Not your average sale.
As usual, people will line up outside the Friends of the Library warehouse on North Main Street Friday night, the night before the five-day sale begins, to have first dibs.
It's been that way year after year. The line wraps out the door and down to the street to enter the “biggest sale in the Southeast,” which is what volunteer Jim Dahlman calls the 60th annual Friends of the Library Fall Sale, which runs Saturday through Wednesday.
This sale is not for cars, clothes, or expensive luxury items. It's for books. It's for puzzles, games, CDs, records, comic books, tapes, artwork, computer software, DVDs and videotapes, too. But primarily, it's for books.
Book prices typically range from 25 cents to $4. Expensive items can be found in the “Collector's Corner” and have been price-matched online to make sure the prices are in line with the going price.
The warehouse located on 430 N. Main St. is managed solely by volunteers. All the proceeds go back into the community to promote reading and to support the Alachua County Library District.
Each sale -- there's one every spring and one every fall -- raises around $140,000 to $150,000, according to co-chairman of the book sale Bill Watson. In the 60 years since the first sale, the organization has raised about $5 million.
It takes a lot of hours to put together a successful event, Watson said. Preparation begins six months in advance. Over 140 volunteers arrange, sort and price the items.
Donations are accepted throughout the year. There is an estimated 500,000 items that will be available for purchase, according to Watson.
“The money made during the book sale is used for budgeted library support, scholarship for library staff, special projects and county literacy projects,” according to the Friends of the Library website, folacld.org.

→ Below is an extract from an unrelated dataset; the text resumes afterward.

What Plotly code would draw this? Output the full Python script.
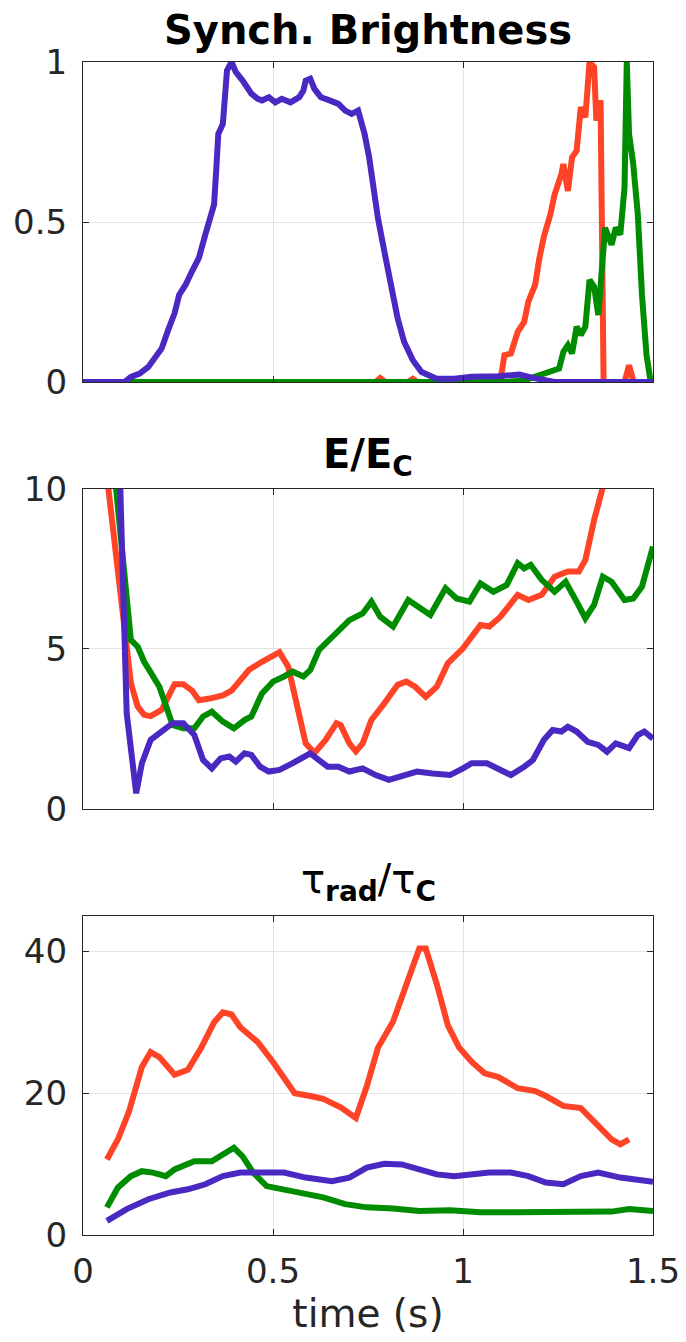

Profits from the sale provide funding for mini-grants to charitable organizations in the community to establish quiet reading rooms. They allow the library to purchase bookmobiles, as well as to purchase land to build a reading center.
The organization has helped Peaceful Paths, along with many other agencies, giving about $1,000 to $2,000 to each to make various improvements to benefit literacy.
The Friends of the Library is “purely nonprofit, so all the money goes to efforts to help the library,” Dahlman explained. “The only person that gets paid is the janitor.”
Most of the volunteers are retired Gainesville residents who are passionate about books.
Dahlman is a retiree who came to the sale 13 years ago to donate some of his books. He did not realize he was going to walk into something that would become one of his greatest passions.
He asked one of the volunteers if they needed any more help and they did. He has been a volunteer ever since.
Volunteers work long hours to prepare for the October and April sales each year. They work in the “heat of July and August, and wear gloves around January and February because it's so cold,” Dahlman said.
Even though it's a lot of work to prepare for the event, Dahlman says the Friends of the Library has “meant a meaningful retirement for him.”
Quite often there are hidden gems in a box of old books.
“There was recently a book we found that was worth $1,500,” Dahlman said. “We are a charity, and we want to sell it to the community, so we sell it for a third of its actual value. In this case, we sold the book for $500.”